The second is reinstatement after suspension or revocation. Some states require drivers to complete a state-approved defensive driving or driver improvement course as a condition of reinstatement. After completing the course, the driver may then need to pass a knowledge test, a skills test, or both at a licensed testing center before their driving privileges are fully restored. The exact sequence and requirements depend on the reason for the suspension, the state, and sometimes the terms set by a court.

The Questions This Sub-Category Answers 🔍

Readers who arrive here typically have one of several distinct problems to solve. Understanding which problem is yours shapes everything else.

"I need to take a defensive driving course — where do I start?" The answer depends on why you need it. Court-ordered, insurer-required, employer-required, and voluntary courses each carry different approval requirements. The state you're in determines which providers qualify.

"I failed my driving test — what happens next?" Retake rules vary. Some states require a waiting period; some charge a fee for each attempt; some limit the number of retakes before requiring additional training. The type of test — knowledge or skills — also affects what retakes look like.

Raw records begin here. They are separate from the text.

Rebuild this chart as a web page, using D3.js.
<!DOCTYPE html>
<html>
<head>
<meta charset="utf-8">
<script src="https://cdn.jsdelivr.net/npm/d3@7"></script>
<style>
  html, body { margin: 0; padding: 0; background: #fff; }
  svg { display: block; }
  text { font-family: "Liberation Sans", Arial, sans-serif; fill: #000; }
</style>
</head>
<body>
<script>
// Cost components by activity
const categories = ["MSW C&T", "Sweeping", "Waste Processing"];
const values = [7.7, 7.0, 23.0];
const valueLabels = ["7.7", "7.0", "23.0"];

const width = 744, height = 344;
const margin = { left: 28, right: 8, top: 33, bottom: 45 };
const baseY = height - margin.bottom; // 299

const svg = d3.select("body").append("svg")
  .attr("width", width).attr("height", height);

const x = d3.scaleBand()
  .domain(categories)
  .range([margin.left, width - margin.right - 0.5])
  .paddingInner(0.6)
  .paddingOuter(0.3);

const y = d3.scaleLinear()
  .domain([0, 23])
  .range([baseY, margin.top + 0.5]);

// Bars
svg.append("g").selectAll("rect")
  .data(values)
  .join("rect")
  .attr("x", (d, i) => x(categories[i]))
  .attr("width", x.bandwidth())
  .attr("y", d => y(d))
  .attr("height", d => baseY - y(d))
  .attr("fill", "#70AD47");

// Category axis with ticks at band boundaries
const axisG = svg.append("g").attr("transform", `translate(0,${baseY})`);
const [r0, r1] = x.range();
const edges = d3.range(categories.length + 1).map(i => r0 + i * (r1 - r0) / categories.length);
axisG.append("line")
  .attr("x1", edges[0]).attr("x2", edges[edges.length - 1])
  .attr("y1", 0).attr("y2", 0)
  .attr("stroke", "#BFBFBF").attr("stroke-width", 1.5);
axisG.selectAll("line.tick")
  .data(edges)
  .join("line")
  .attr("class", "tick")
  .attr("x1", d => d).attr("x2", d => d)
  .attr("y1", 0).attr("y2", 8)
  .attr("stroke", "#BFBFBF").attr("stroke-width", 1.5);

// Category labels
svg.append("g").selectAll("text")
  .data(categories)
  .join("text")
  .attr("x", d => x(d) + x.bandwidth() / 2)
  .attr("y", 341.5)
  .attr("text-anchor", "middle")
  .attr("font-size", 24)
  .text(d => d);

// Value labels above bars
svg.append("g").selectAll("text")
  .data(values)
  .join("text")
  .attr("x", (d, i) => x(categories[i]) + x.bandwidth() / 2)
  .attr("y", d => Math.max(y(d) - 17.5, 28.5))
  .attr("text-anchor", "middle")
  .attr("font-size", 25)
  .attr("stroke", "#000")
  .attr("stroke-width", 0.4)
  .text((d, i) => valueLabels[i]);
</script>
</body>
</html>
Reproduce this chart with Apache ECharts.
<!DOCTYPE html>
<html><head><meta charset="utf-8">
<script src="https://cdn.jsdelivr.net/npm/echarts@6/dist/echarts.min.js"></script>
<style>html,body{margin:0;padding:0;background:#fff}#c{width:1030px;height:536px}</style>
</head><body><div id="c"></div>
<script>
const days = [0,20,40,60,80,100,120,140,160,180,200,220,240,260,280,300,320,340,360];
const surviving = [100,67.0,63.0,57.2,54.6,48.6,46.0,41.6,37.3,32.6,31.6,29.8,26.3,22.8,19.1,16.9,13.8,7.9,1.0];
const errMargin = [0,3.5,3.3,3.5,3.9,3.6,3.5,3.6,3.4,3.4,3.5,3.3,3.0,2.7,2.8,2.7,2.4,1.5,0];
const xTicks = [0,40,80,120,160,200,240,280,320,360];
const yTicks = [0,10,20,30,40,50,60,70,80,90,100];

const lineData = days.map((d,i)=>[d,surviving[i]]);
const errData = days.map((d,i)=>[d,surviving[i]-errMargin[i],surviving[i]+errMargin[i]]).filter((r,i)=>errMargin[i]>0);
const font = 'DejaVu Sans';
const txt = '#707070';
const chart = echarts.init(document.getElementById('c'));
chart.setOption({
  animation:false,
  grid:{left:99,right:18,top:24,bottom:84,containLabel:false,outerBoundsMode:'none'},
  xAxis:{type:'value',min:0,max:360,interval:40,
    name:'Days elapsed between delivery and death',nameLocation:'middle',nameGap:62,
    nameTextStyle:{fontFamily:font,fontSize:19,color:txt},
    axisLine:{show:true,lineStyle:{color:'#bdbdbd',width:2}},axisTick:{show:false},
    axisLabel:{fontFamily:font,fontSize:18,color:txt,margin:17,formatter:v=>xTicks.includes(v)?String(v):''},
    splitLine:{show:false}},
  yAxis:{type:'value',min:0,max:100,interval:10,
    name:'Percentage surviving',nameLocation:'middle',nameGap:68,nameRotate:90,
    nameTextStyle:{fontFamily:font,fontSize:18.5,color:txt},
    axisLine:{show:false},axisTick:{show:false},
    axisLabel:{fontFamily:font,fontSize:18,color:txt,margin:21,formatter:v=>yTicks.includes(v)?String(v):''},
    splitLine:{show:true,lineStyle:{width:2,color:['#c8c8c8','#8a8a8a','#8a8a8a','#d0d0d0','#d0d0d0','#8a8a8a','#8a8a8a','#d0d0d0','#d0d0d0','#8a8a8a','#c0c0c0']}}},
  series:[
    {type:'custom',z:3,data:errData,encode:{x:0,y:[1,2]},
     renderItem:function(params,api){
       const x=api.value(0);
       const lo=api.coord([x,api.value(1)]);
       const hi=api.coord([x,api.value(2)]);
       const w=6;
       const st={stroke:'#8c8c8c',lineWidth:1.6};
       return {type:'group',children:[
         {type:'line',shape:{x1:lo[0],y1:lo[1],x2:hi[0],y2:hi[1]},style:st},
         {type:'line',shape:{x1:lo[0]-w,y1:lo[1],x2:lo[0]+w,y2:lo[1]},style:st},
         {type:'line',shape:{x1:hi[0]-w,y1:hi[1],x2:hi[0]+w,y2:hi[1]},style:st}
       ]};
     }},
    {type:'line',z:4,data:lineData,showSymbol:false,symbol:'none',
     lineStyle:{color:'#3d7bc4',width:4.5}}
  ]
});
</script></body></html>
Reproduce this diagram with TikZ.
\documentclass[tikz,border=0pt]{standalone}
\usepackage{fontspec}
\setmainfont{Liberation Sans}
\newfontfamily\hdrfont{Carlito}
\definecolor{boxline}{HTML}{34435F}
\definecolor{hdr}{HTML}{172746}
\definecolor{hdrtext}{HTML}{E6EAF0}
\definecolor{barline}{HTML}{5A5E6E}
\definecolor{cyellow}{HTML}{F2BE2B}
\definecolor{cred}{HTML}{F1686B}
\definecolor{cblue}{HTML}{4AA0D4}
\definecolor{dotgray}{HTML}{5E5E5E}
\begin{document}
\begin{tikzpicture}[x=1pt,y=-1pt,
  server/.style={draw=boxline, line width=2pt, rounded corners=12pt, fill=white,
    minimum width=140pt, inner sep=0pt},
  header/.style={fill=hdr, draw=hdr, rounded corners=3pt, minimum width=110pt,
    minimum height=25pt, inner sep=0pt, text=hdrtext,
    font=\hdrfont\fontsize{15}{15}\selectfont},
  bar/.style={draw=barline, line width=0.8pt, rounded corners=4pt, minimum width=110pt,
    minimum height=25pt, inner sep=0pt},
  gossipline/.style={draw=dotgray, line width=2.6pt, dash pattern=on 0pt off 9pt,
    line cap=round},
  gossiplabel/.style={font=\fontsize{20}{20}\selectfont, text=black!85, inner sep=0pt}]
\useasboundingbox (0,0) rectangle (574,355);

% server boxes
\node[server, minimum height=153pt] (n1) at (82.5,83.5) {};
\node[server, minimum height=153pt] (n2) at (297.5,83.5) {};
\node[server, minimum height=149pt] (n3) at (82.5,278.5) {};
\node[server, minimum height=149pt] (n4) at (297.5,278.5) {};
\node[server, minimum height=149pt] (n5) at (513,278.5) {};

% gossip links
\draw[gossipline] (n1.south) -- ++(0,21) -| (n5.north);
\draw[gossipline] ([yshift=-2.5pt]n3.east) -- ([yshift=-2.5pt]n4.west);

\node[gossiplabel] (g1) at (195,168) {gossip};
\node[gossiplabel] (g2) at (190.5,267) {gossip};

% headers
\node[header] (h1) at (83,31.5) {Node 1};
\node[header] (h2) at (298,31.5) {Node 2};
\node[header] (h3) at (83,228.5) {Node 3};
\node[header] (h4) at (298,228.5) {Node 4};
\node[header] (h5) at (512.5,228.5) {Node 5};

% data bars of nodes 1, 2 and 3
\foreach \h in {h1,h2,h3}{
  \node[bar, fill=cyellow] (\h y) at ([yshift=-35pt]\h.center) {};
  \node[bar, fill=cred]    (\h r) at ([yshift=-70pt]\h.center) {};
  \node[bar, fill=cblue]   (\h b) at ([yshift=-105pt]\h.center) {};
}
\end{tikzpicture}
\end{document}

"Can I take my driving test at a private school instead of the DMV?" Some states authorize licensed driving schools to administer the road test. In those states, completing a course at the school and testing on-site is a legal alternative to a DMV testing center. In others, it isn't. This is a meaningful distinction that often surprises drivers who assume all states work the same way.

"Does completing a defensive driving course remove points from my record?" Point reduction through a course is permitted in some states and prohibited in others. Where it is permitted, limits typically apply — such as how often the benefit can be claimed or how many points can be removed. No course guarantees point removal; eligibility depends on state law and individual driving history.

"What do I need to bring to my road test?" Required documentation typically includes proof of insurance, vehicle registration, a valid learner's permit, and sometimes a scheduled appointment confirmation. States differ on whether a parent or supervising driver must accompany the applicant and in what capacity. Testing centers generally publish their requirements, but confirming directly with the specific location handling your test is the only reliable approach.

What to Take Away Before Going Further

Defensive driving schools and driver license testing centers are the practical machinery of licensing — the places where knowledge becomes credential and requirement becomes compliance. How they work in your situation depends on your state's rules, the type of license involved, why you're engaging with the process, and what's already in your driving history.

No general overview can substitute for your state DMV's official requirements or, where a court is involved, the specific terms of any legal requirement you're navigating. What a well-grounded understanding of this space does is help you ask the right questions when you get there.